Alton Brown’s Burned Peach Ice Cream

I have decided that you should buy an ice cream maker.

Here are my reasons:

1) It’s not terribly expensive. It will run you about $50 for the Cuisinard brand that I bought. Maybe $50 is out of your price range, but think about it this way: how much do you spend on ice cream already? And cones? And funny white hats?

2) Making ice cream is incredibly easy and incredibly rewarding. It will taste better than any ice cream you’ve ever had.

3) Your social life will improve ten-fold. People will say, as you walk by, “Who’s that?” And other people will answer: “That’s the person who makes ice cream!” “No way,” will say the first person. “Yes way,” will say the second person. The second person hasn’t watched a movie since the 1992 smash hit “Wayne’s World” and therefore thinks that “yes way” is still a hip term.

But the best reason is #4:

4) If you make great ice cream using a mostly cream-base as I will show you tonight, it will stay soft and delicious in your fridge for the rest of the summer! Or until it’s gone. It’s the gift that keeps on giving.

Tonight I made Alton Brown’s Burned Peach Ice Cream. Actually I started last night because it requires a night in the fridge.

This recipe was e-mailed to me a while ago by a loyal reader whose e-mail I now lost, so thank you loyal reader whoever you are.

Alton asks you to get cream and half-and-half. I was in the market without the recipe handy so I only bought cream. This proved wise, anyway, because it makes the ice cream softer. I find that milk freezes more like water and becomes icy in the fridge. Cream stays creamy. Only problem is, you’ll die sooner…but who wants to be alive when Jenna Bush is president?

Now then you also have to buy peach preserves:


“Not jelly,” writes Alton in the margin of the ingredients list. He wants peach preserves.

I tasted a spoonful to see what a preserve tastes like as opposed to a jelly. I came to this conclusion: a preserve tastes like a jelly.

The first night (last night, for me) you basically just throw everything into the pot. The cream, the vanilla bean, and 1/2 cup of the peach preserves. And sugar. It looks like this:


You cook it until it reaches 170 degrees and then you strain it:


Place the lid on the Tupperware (I strained it into Tupperware) and refrigerate overnight. Or in my case, overnight and all day.

Thus, this afternoon I began Phase II of the process. Phase II involved turning on my broiler. You know “broiling” is one of those things that eluded me for the longest time. If you told me that my fish was broiled, I used to think that meant it was thrown directly on a flame or cooked in an ancient Mayan crockpot. Now I know that it means that the top of your oven gets very very hot and basically shoots heat rays downward to whatever you put on the topshelf. In today’s case, that would be peaches.

I bought 3 peaches yesterday, though the recipe requires 4. When you make it, then, you should buy 4.
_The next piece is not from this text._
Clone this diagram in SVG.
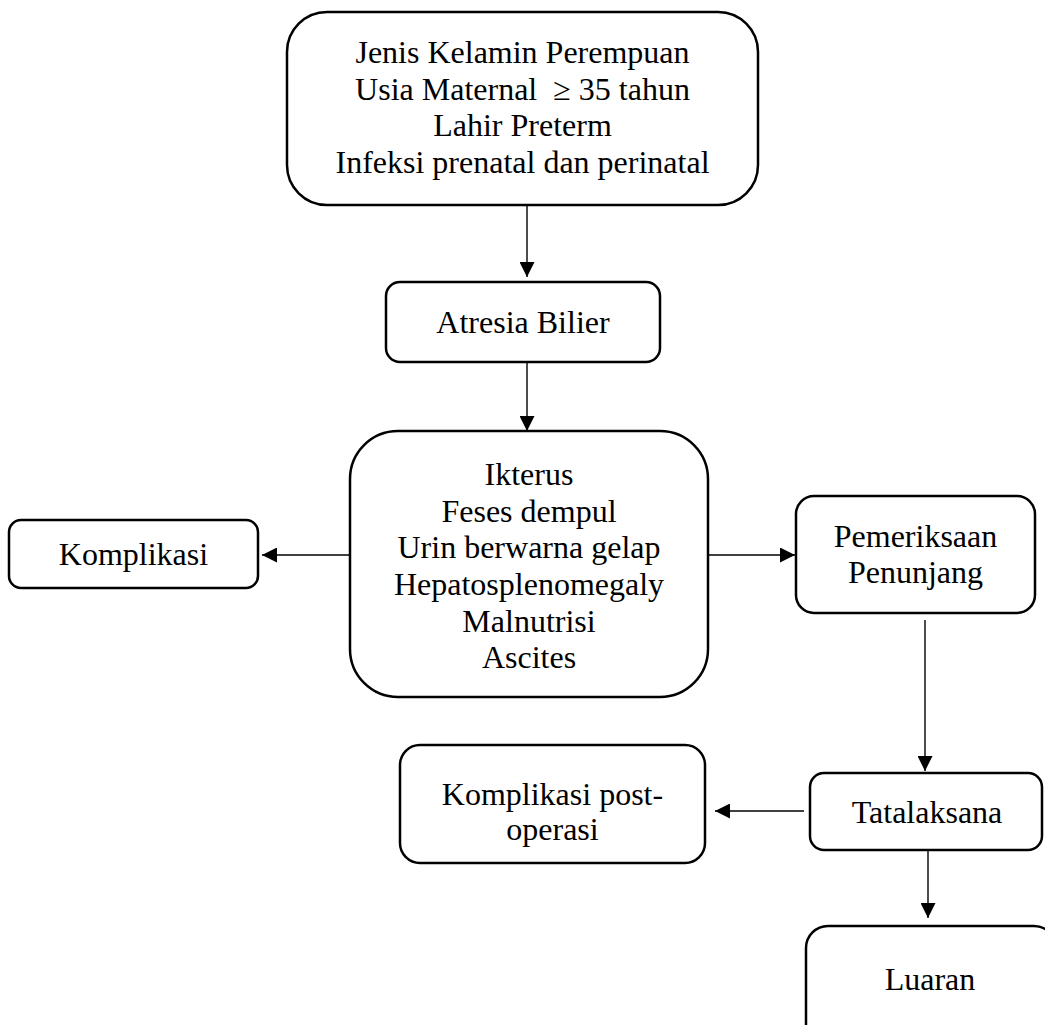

I cut the peaches in halfway and put them on a cookie sheet:


Alton says to broil them until they are brown. I put them in the oven, left, came back 5 minutes later and they were not brown.

I left again. I came back. Still not brown.

Left. Back. Not brown.

What was going on?

Finally, some of the skins started to blacken so I had no choice but to take it out pre-brownness:


If I had to do it over again, I’d have sprinkled some sugar on the top like the Barefood Contessa does in her roasted fruit recipe. That would help in the caramelization process which is what I think we were going for here. No matter, I cut a piece off and it tasted great.

Now we pour the refrigerated cream mixture from yesterday into our ice cream maker:


I licked a bit in transference and it tasted marvelous. Vanilla beans are the mac daddy of homemade ice cream. They’re worth every penny, I say. I’m going to start a vanilla bean farm when I move to New York. Land there is cheap, right?

Now we chop our broiled peaches:


You can see some brownness, can’t you? Maybe I didn’t fail completely.

After the ice cream churns for a while (and “the volume has increased by half”) add the peaches:


And churn it some more.

La la la la la lo. La la la la la lo. Churn it churn it some more.

Pour into another container and freeze:


While that’s freezing, ruin your dinner and lick the freezer bowl clean:


Holy cow is that delicious! I love peaches. I love vanilla beans. I love ice cream.

Hours later, Lauren came back and I served up two scoops.

Lauren is a tough judge. She’s the Anton Scalia of food-tasting. She’s bald and goes duck hunting with Cheney.

Her verdict?

“Wow,” she says, “I really like it. Really interesting flavors. Mmmm.”

Another satisfied customer. Won’t you help the poor retail people at Crate and Barrel and Williams Sonoma? Won’t you get them their commission and buy an ice cream maker today? Think of the children. More importantly, think of the ice cream.